Et c’est justement après plusieurs mois de révoltes tumultueuses chez les citoyens de Wukan, que le gouvernement chinois n’a eu d’autre choix que de se plier à la volonté de son peuple en retirant du pouvoir les élus municipaux siégeant au conseil de la ville. Il aura fallu des grèves générales, des manifestations sanglantes dans la rue des jours durant, la diffusion sur les médias sociaux de toute cette « révolte municipale chinoise » pour que les autorités nationales cèdent et chassent du pouvoir ces élus. Est-ce là un signe précurseur de la démocratie? Il semble que oui, car le 4 mars 2012 et pour la première fois en Chine, les citoyens de Wukan ont pu exercer le droit de voter en allant aux urnes afin d’élire un nouveau conseil municipal.

Hier, les chinois ont appris sans grande surprise la démission du leader du PCC (parti communiste chinois) Hu Jintao qui laisse sa place au futur président du pays, Xi Jinping.
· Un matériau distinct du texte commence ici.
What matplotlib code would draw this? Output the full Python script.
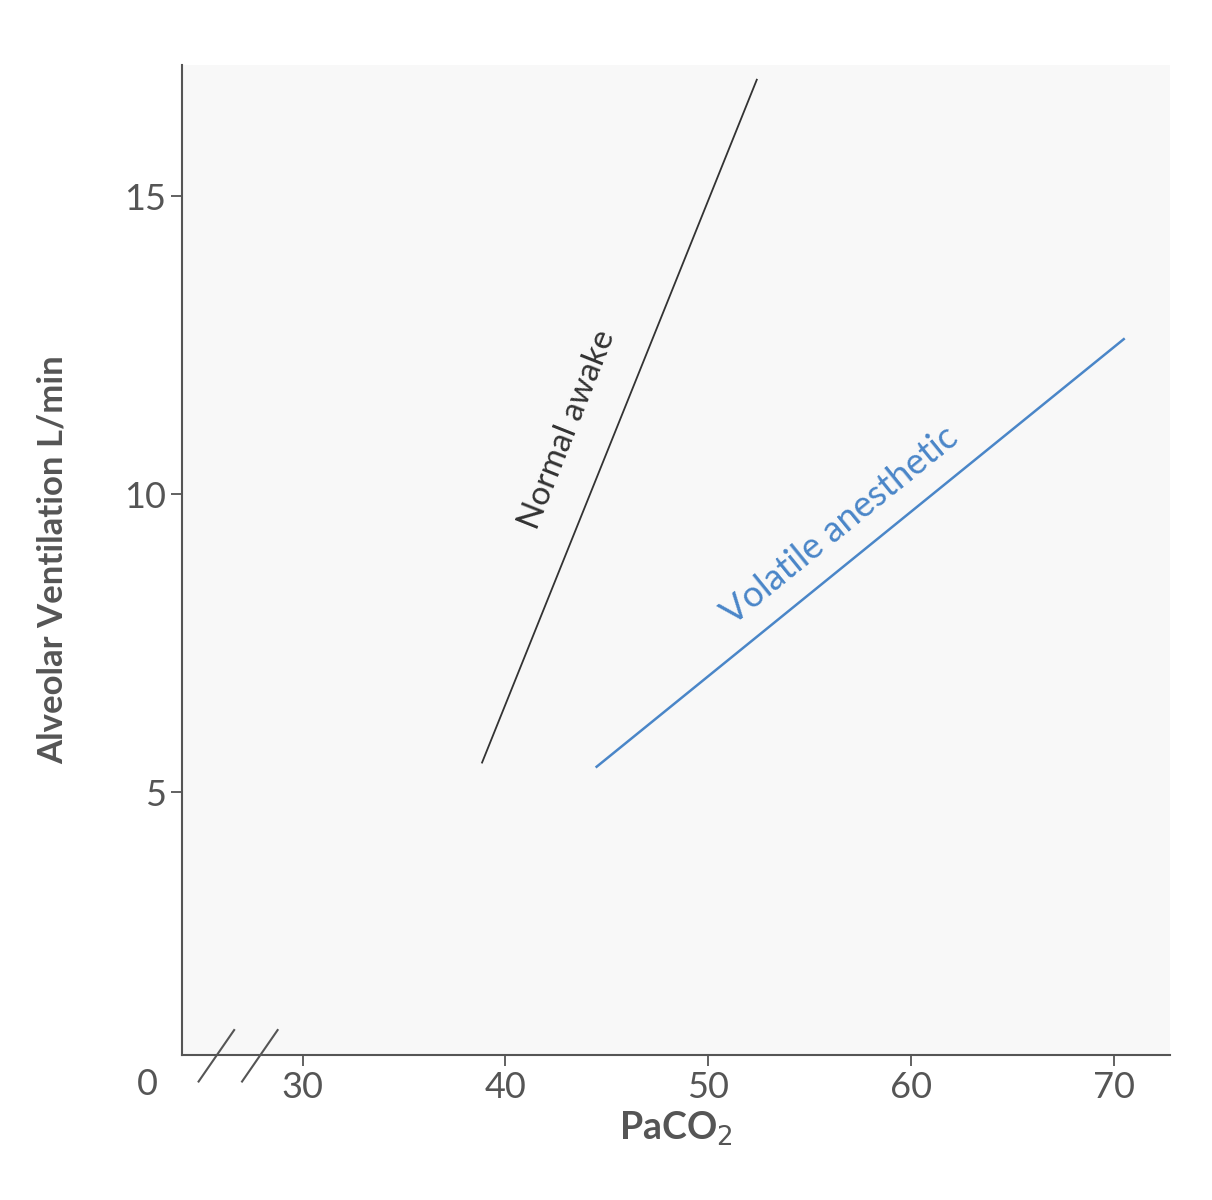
import matplotlib
matplotlib.use("Agg")
import matplotlib.pyplot as plt

normal_x = [38.85, 52.4]
normal_y = [5.5, 16.95]
vol_x = [44.5, 70.5]
vol_y = [5.43, 12.6]
xticks = [30, 40, 50, 60, 70]
yticks = [5, 10, 15]

plt.rcParams['font.family'] = ['Lato', 'DejaVu Sans']
fig = plt.figure(figsize=(12.12, 12), dpi=100)
ax = fig.add_axes([0.150, 0.121, 0.815, 0.825])
ax.set_facecolor('#f8f8f8')
ax.set_xlim(24.04, 72.76)
ax.set_ylim(0.6, 17.2)
for s in ['top', 'right']:
    ax.spines[s].set_visible(False)
for s in ['left', 'bottom']:
    ax.spines[s].set_color('#555555')
    ax.spines[s].set_linewidth(1.5)
ax.set_xticks(xticks)
ax.set_yticks(yticks)
ax.tick_params(labelsize=26, colors='#555555', length=8, width=1.3)

ax.plot(normal_x, normal_y, color='#333333', lw=1.3)
ax.plot(vol_x, vol_y, color='#4a86c8', lw=1.8)
ax.text(43.05, 11.08, 'Normal awake', rotation=68.3, fontsize=24, color='#333333',
        ha='center', va='center', rotation_mode='anchor')
ax.text(56.5, 9.48, 'Volatile anesthetic', rotation=39.1, fontsize=26, color='#4a86c8',
        ha='center', va='center', rotation_mode='anchor')

ax.text(-0.035, -0.03, '0', transform=ax.transAxes, fontsize=26, color='#555555',
        ha='center', va='center')
for x0 in [0.017, 0.061]:
    ax.plot([x0, x0 + 0.036], [-0.027, 0.025], transform=ax.transAxes,
            color='#555555', lw=1.5, clip_on=False)

ax.set_xlabel('PaCO$_2$', fontsize=27, fontweight='bold', color='#555555', labelpad=4)
ax.set_ylabel('Alveolar Ventilation L/min', fontsize=25, fontweight='bold',
              color='#555555')
ax.yaxis.set_label_coords(-0.115, 0.5)
fig.savefig('out.png', dpi=100)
L’ex-président a pourtant profité de ce changement au sein du PCC pour affirmer que lui et son successeur Jinping vont mettre de la pression sur leur parti pour que celui-ci adopte un processus de démocratisation lors de la désignation d’une nouvelle direction afin d’en augmenter la légitimité aux yeux de la population chinoise. Voilà que reviennent à nouveau ces notions de légitimité, de démocratie et d’opinion publique, mais en Chine? Et bien oui, il semble que même le PCC commence à se rendre compte qu’il lui faut être dorénavant de plus en plus à l’écoute de sa population et qu’il ne peut plus en faire abstraction. Tout cela dans le but d’enrayer ce problème de corruption qui sévit apparemment aussi grandement là-bas et pour leur permettre de redorer l’image de leurs politiciens en général, qui ont eu leur part de scandale avec l’affaire Bo Xilai.      
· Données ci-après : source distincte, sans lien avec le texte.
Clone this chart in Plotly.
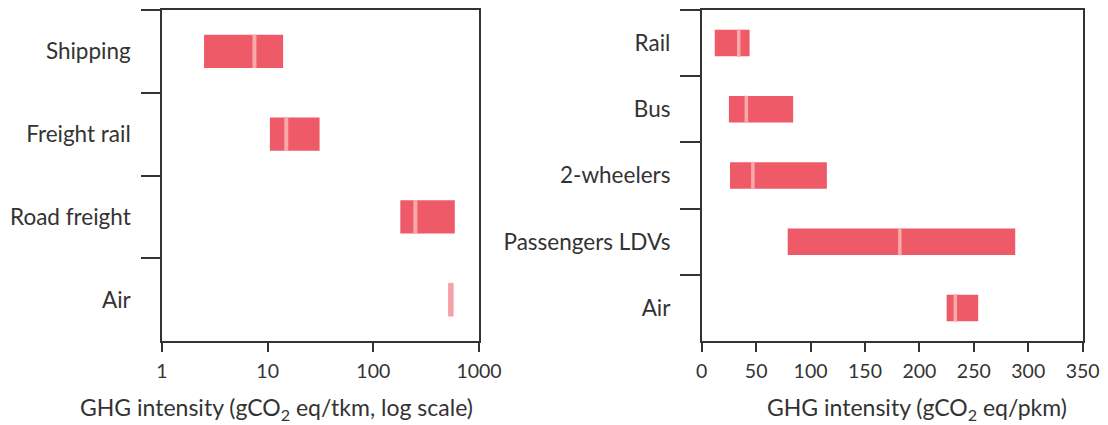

Alors que ce soit à Laval ou à Montréal ou encore à Wukan, il y a ce même principe fondamental qui a été respecté et que nous étudiants avons entendu souvent ces derniers mois et qui pour moi commence à faire de plus en plus de sens: « le peuple a toujours raison ».  

Dyna Hamdani

Sources et Références : www.tv5.org paru le 8 novembre 2012, www.eurasiaview.com paru le 1er novembre 2012, Secrets d’États, Michaud Nelson, ENAP, Presses de L’université Laval, 2011, chapitre1, p.24,  www.assnat.qc.ca , www.lapresse.ca  paru le 1er Novembre 2012, www.radio-canada.ca paru le 14 novembre 2012.

               


[1] Secrets d’États, Michaud Nelson, Presse de l’Université Laval, p.24

Commentaires

  • Tu apportes des points intéressants Dyna, mais j’aimerais apporter quelques nuances.
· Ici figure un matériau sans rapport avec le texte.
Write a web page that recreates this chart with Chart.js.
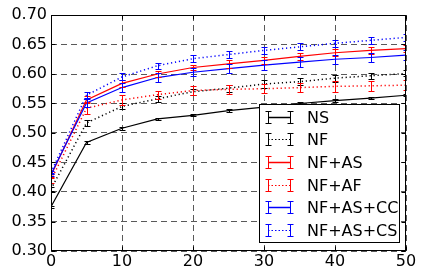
<!DOCTYPE html>
<html>
<head>
<meta charset="utf-8">
<script src="https://cdn.jsdelivr.net/npm/chart.js@4"></script>
<style>
  html, body { margin: 0; padding: 0; background: #fff; }
  #wrap { width: 424px; height: 280px; }
</style>
</head>
<body>
<div id="wrap"><canvas id="chart" width="424" height="280"></canvas></div>
<script>
// x positions (iterations)
const xs = [0, 5, 10, 15, 20, 25, 30, 35, 40, 45, 50];

const labels = ['NS', 'NF', 'NF+AS', 'NF+AF', 'NF+AS+CC', 'NF+AS+CS'];

// means
const ns     = [0.375, 0.484, 0.508, 0.524, 0.530, 0.538, 0.544, 0.550, 0.555, 0.559, 0.564];
const nf     = [0.405, 0.517, 0.545, 0.558, 0.570, 0.576, 0.583, 0.587, 0.593, 0.597, 0.601];
const nfAs   = [0.428, 0.556, 0.584, 0.600, 0.611, 0.617, 0.623, 0.630, 0.636, 0.640, 0.643];
const nfAf   = [0.420, 0.542, 0.556, 0.565, 0.572, 0.574, 0.575, 0.577, 0.579, 0.580, 0.581];
const nfAsCc = [0.430, 0.551, 0.577, 0.594, 0.603, 0.609, 0.615, 0.620, 0.625, 0.628, 0.632];
const nfAsCs = [0.433, 0.564, 0.595, 0.614, 0.626, 0.633, 0.640, 0.646, 0.652, 0.657, 0.662];

// error bar half-lengths
const nsErr     = [0.002, 0.003, 0.003, 0.002, 0.002, 0.002, 0.002, 0.002, 0.002, 0.002, 0.002];
const nfErr     = [0.003, 0.005, 0.005, 0.005, 0.005, 0.006, 0.006, 0.006, 0.006, 0.005, 0.005];
const nfAsErr   = [0.003, 0.006, 0.006, 0.005, 0.005, 0.006, 0.006, 0.006, 0.006, 0.006, 0.006];
const nfAfErr   = [0.004, 0.010, 0.009, 0.007, 0.008, 0.008, 0.008, 0.008, 0.009, 0.008, 0.008];
const nfAsCcErr = [0.003, 0.007, 0.008, 0.007, 0.007, 0.008, 0.008, 0.008, 0.008, 0.008, 0.008];
const nfAsCsErr = [0.003, 0.005, 0.006, 0.005, 0.006, 0.006, 0.006, 0.006, 0.006, 0.006, 0.006];

const yTicks = [0.30, 0.35, 0.40, 0.45, 0.50, 0.55, 0.60, 0.65, 0.70];
const xTicks = [0, 10, 20, 30, 40, 50];

const series = [
  { label: labels[0], y: ns,     err: nsErr,     color: '#000000', dotted: false },
  { label: labels[1], y: nf,     err: nfErr,     color: '#000000', dotted: true },
  { label: labels[2], y: nfAs,   err: nfAsErr,   color: '#ff0000', dotted: false },
  { label: labels[3], y: nfAf,   err: nfAfErr,   color: '#ff0000', dotted: true },
  { label: labels[4], y: nfAsCc, err: nfAsCcErr, color: '#0000ff', dotted: false },
  { label: labels[5], y: nfAsCs, err: nfAsCsErr, color: '#0000ff', dotted: true },
];

const DOT = [1.2, 2.8];
const FONT = '16px "DejaVu Sans"';

const datasets = series.map((s, i) => ({
  label: s.label,
  data: xs.map((x, j) => ({ x: x, y: s.y[j] })),
  borderColor: s.color,
  borderWidth: s.dotted ? 1.5 : 1.2,
  borderDash: s.dotted ? DOT : [],
  pointRadius: 0,
  fill: false,
  tension: 0,
  order: series.length - i,
  errs: s.err,
}));

function drawErrorBar(ctx, x, y0, y1, color) {
  ctx.save();
  ctx.strokeStyle = color;
  ctx.lineWidth = 1;
  ctx.setLineDash([]);
  ctx.beginPath();
  ctx.moveTo(x, y0); ctx.lineTo(x, y1);
  ctx.moveTo(x - 3, y0); ctx.lineTo(x + 3, y0);
  ctx.moveTo(x - 3, y1); ctx.lineTo(x + 3, y1);
  ctx.stroke();
  ctx.restore();
}

// error bars on top of the lines
const errorBars = {
  id: 'errorBars',
  afterDatasetsDraw(chart) {
    const ctx = chart.ctx;
    const xScale = chart.scales.x, yScale = chart.scales.y;
    const a = chart.chartArea;
    ctx.save();
    ctx.beginPath();
    ctx.rect(a.left, a.top, a.right - a.left, a.bottom - a.top);
    ctx.clip();
    chart.data.datasets.forEach(ds => {
      ds.data.forEach((p, j) => {
        const px = Math.round(xScale.getPixelForValue(p.x)) + 0.5;
        const lo = yScale.getPixelForValue(p.y - ds.errs[j]);
        const hi = yScale.getPixelForValue(p.y + ds.errs[j]);
        drawErrorBar(ctx, px, Math.round(lo) + 0.5, Math.round(hi) + 0.5, ds.borderColor);
      });
    });
    ctx.restore();
  }
};

// axes frame, inward ticks, legend box
const frame = {
  id: 'frame',
  afterDraw(chart) {
    const ctx = chart.ctx;
    const a = chart.chartArea;
    const xScale = chart.scales.x, yScale = chart.scales.y;
    ctx.save();
    ctx.strokeStyle = '#000';
    ctx.lineWidth = 1;
    ctx.setLineDash([]);
    const L = Math.round(a.left) + 0.5, R = Math.round(a.right) - 0.5;
    const T = Math.round(a.top) + 0.5, B = Math.round(a.bottom) - 0.5;
    ctx.strokeRect(L, T, R - L, B - T);
    ctx.beginPath();
    xTicks.forEach(v => {
      const px = Math.round(xScale.getPixelForValue(v)) + 0.5;
      ctx.moveTo(px, B); ctx.lineTo(px, B - 4);
      ctx.moveTo(px, T); ctx.lineTo(px, T + 4);
    });
    yTicks.forEach(v => {
      const py = Math.round(yScale.getPixelForValue(v)) + 0.5;
      ctx.moveTo(L, py); ctx.lineTo(L + 4, py);
      ctx.moveTo(R, py); ctx.lineTo(R - 4, py);
    });
    ctx.stroke();

    // legend
    const bx = 259.5, by = 104.5, bw = 140, bh = 138;
    ctx.fillStyle = '#fff';
    ctx.fillRect(bx, by, bw, bh);
    ctx.strokeRect(bx, by, bw, bh);
    ctx.font = FONT;
    ctx.textBaseline = 'middle';
    ctx.textAlign = 'left';
    series.forEach((s, i) => {
      const ry = Math.round(116.5 + i * 22.7) + 0.5;
      ctx.save();
      ctx.strokeStyle = s.color;
      ctx.lineWidth = s.dotted ? 1.2 : 1.5;
      ctx.setLineDash(s.dotted ? [1.5, 2] : []);
      ctx.beginPath();
      ctx.moveTo(268, ry); ctx.lineTo(290, ry);
      ctx.stroke();
      ctx.restore();
      drawErrorBar(ctx, 268.5, ry - 6, ry + 6, s.color);
      drawErrorBar(ctx, 290.5, ry - 6, ry + 6, s.color);
      ctx.fillStyle = '#000';
      ctx.fillText(s.label, 307, ry + 1);
    });
    ctx.restore();
  }
};

const ctx = document.getElementById('chart').getContext('2d');
new Chart(ctx, {
  type: 'line',
  data: { datasets: datasets },
  options: {
    responsive: false,
    animation: false,
    events: [],
    layout: { padding: { top: 15, right: 18, left: 0, bottom: 0 } },
    plugins: { legend: { display: false }, tooltip: { enabled: false } },
    scales: {
      x: {
        type: 'linear',
        min: 0, max: 50,
        afterFit: s => { s.height = 29; },
        afterBuildTicks: s => { s.ticks = xTicks.map(v => ({ value: v })); },
        ticks: { color: '#000', font: { family: 'DejaVu Sans', size: 16 }, padding: 1, maxRotation: 0 },
        grid: { color: 'rgba(0,0,0,0.65)', lineWidth: 1, drawTicks: false },
        border: { display: false, dash: [6, 4] },
      },
      y: {
        min: 0.30, max: 0.70,
        afterFit: s => { s.width = 51; },
        afterBuildTicks: s => { s.ticks = yTicks.map(v => ({ value: v })); },
        ticks: {
          color: '#000', font: { family: 'DejaVu Sans', size: 16 }, padding: 4,
          callback: v => v.toFixed(2),
        },
        grid: { color: 'rgba(0,0,0,0.65)', lineWidth: 1, drawTicks: false },
        border: { display: false, dash: [6, 4] },
      },
    },
  },
  plugins: [errorBars, frame],
});
</script>
</body>
</html>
    Tout d’abord, tu as raisons de dire que l’opinion publique détient désormais une force politique sans précédent. L’avènement des médias sociaux, les plus grandes capacités de communication et un plus grand accès aux médias font que la population est plus informée, plus alerte et plus facilement mobilisable. Travailler dans l’ombre est désormais beaucoup plus difficile, car tous les faits et gestes, tous les budgets et dépenses sont scrutés à la loupe par des milliers de personnes. Toutefois, je ne crois pas que nous soyons plus corrompu qu’avant, et je ne crois pas non plus qu’il y ait plus d’effort actuellement pour combattre la corruption que par le passé. Nous vivons dans un monde où tout est surexposé dans les médias, sociaux et traditionnels, ce qui engendre par le fait même de plus grandes réactions dans la population. On pourrait débattre longtemps de ce qui est venu en premier, l’œuf ou la poule, la surexposition médiatique qui engendre une révolution sociale ou la révolution sociale qui engendre une surexposition médiatique. Mais le résultat est le même, et là-dessus je suis entièrement d’accord avec toi, il n’est plus possible pour une figure publique d’attendre que la crise passe et de continuer comme si rien ne s’était passé.

    J’aimerais aborder ton point sur la Chine maintenant. Bien que la Chine soit communiste, en fait en théorie seulement mais ça c’est un autre débat, ça ne veut pas dire que la classe politique est à l’abri de tout. Au contraire, malgré la croyance populaire, il y a des élections en Chine et il y a plusieurs candidats, tous du même parti me diront les cyniques, mais c’est déjà mieux que rien! Il y a donc un souci de se faire élire ou réélire. De plus, avec la plus grande population au monde, si la population perd confiance en sa classe politique, les conséquences pourraient être désastreuses. C’est pour cela que, lorsqu’il y a des scandales de corruption en Chine, nous assistons souvent à des procès spectacles, pour que la population soit bien consciente des efforts déployés par le gouvernement central pour éviter ce genre de problèmes. Mais comme partout ailleurs, les gens corrompus trouvent toujours des façons de s’enrichir et d’aider leurs proches. Et comme en Occident, les moyens de communications se sont beaucoup développés en Chine, et avec plus de 500 millions d’utilisateurs d’Internet, on rejoint ce que nous disions plus haut, soit qu’il est beaucoup plus difficile de corrompre impunément sans se faire remarquer.

    Il est donc normal que, par souci de maintenir le calme et de préserver la paix, le gouvernement central mette beaucoup d’emphase sur les efforts déployés pour contrer la corruption. C’est le cas en Chine, comme c’est le cas partout ailleurs. Ces nouveaux mouvements vont peut-être aider à assainir la classe politique, à la rendre plus vigilante, mais sans vouloir être pessimiste, les tricheurs trouveront toujours de nouvelles façons de tricher. Mais grâce aux mouvements de masse et aux médias, nous pourront probablement limité les effets à long terme de la corruption. Ces deux entités se nourrissent l'une de l'autre, et font office de chien de garde envers la classe politique.

    Mais, que devait-il arriver si une de ces entités était elle même corrompu?